Begin
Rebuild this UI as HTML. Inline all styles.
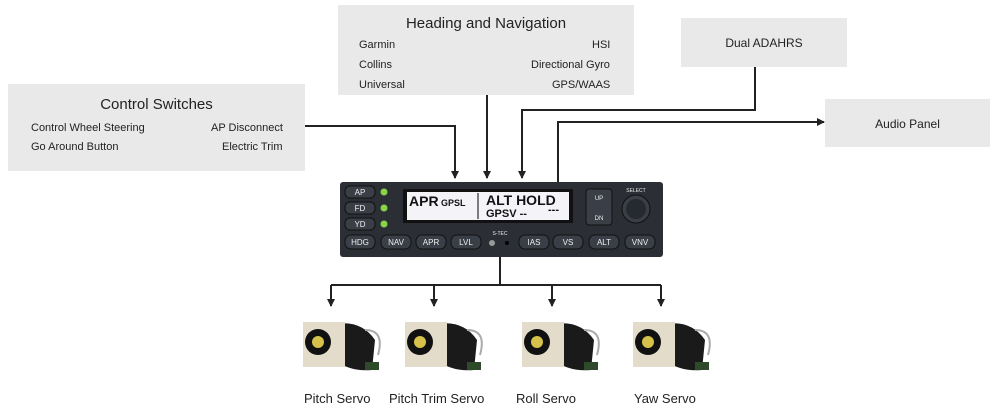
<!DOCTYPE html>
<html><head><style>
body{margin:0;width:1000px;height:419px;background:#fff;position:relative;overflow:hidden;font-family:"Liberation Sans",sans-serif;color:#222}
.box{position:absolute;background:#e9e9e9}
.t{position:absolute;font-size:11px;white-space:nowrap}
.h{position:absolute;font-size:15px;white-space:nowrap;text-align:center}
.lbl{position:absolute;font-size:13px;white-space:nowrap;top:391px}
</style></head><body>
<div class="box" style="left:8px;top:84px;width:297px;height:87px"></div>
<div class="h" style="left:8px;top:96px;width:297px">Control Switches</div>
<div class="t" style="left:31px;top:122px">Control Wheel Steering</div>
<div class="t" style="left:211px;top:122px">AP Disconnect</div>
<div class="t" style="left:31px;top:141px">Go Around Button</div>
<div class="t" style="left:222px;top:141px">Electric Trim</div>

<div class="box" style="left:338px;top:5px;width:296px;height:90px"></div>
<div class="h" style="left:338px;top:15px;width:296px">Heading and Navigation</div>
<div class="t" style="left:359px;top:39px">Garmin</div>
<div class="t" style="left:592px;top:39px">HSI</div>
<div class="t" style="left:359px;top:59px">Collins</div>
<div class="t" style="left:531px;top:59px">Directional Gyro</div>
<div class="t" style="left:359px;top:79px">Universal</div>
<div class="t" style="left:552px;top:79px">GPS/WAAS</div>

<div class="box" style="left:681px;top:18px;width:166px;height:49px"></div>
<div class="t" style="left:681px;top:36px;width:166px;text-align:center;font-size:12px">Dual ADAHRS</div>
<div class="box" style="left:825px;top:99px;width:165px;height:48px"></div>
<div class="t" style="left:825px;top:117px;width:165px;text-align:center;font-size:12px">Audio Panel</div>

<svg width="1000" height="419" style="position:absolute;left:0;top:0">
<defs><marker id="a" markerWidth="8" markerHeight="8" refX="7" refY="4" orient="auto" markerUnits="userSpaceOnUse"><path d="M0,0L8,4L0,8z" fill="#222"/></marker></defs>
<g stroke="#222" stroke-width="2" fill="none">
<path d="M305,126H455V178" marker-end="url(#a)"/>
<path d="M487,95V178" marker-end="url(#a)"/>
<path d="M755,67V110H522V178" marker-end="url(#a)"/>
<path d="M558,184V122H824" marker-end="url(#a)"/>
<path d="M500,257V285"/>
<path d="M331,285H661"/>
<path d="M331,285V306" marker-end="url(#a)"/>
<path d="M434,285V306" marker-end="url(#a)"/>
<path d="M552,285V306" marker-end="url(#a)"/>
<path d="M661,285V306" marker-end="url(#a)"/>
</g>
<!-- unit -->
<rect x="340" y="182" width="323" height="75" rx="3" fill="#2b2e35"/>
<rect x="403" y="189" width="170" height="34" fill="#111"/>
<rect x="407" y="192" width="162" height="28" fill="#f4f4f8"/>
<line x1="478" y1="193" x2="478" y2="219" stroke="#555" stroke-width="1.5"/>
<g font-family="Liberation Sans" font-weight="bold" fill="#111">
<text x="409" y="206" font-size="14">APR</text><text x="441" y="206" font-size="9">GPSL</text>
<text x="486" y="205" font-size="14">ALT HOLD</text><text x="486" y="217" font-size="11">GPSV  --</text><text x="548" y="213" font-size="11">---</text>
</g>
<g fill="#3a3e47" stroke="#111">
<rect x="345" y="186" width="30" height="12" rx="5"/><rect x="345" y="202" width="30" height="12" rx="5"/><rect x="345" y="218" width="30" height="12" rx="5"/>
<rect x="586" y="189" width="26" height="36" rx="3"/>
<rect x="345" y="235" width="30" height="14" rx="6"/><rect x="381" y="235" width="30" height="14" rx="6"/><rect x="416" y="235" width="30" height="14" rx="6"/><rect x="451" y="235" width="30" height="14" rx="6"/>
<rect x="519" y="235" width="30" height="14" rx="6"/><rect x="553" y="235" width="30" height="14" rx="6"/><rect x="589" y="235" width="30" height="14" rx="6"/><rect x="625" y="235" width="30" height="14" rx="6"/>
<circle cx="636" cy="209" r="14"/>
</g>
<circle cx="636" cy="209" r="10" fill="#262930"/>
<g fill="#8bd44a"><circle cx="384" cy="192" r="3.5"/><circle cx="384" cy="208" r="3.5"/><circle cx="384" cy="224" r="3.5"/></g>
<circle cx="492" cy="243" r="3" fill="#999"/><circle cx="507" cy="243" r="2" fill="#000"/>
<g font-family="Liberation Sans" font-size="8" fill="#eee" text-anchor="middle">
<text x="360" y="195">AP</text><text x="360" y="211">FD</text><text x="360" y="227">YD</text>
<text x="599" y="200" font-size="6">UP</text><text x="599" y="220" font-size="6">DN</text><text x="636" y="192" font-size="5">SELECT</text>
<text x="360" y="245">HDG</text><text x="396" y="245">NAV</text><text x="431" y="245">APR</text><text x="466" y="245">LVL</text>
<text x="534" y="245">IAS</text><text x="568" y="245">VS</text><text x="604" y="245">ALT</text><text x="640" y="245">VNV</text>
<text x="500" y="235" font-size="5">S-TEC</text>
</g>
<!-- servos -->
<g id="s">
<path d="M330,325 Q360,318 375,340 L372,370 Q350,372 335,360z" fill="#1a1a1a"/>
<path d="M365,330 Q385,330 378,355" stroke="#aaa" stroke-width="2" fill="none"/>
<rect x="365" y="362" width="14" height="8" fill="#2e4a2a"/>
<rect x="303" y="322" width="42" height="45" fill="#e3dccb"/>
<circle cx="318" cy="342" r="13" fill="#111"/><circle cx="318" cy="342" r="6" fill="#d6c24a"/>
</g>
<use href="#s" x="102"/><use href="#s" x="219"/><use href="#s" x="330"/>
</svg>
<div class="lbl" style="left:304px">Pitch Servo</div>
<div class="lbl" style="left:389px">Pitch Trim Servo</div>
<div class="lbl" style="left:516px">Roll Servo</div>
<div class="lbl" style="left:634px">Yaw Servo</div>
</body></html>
End
Begin
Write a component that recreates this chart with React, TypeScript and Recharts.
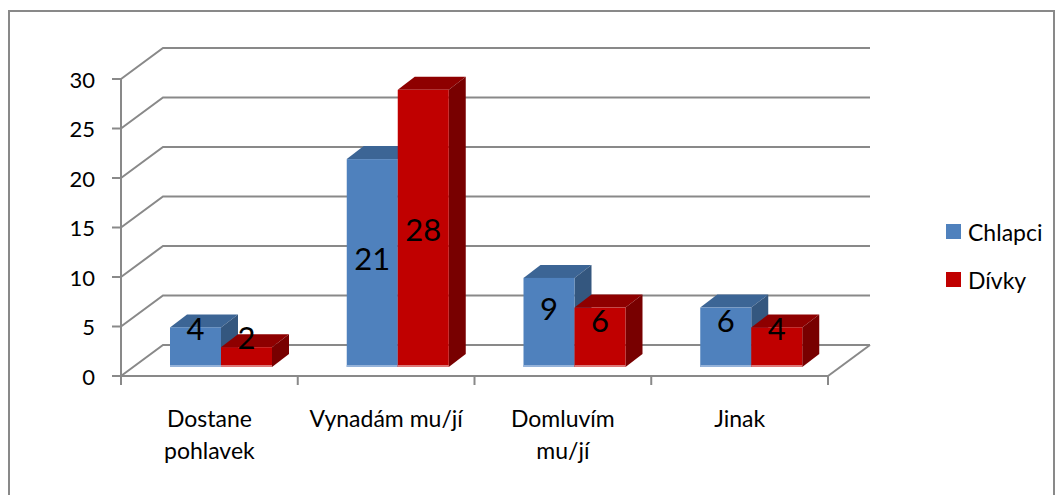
End
▶ Problem: Out of the material above, select every line that holds the string "this".

▶ Solution:
Rebuild this UI as HTML. Inline all styles.
Write a component that recreates this chart with React, TypeScript and Recharts.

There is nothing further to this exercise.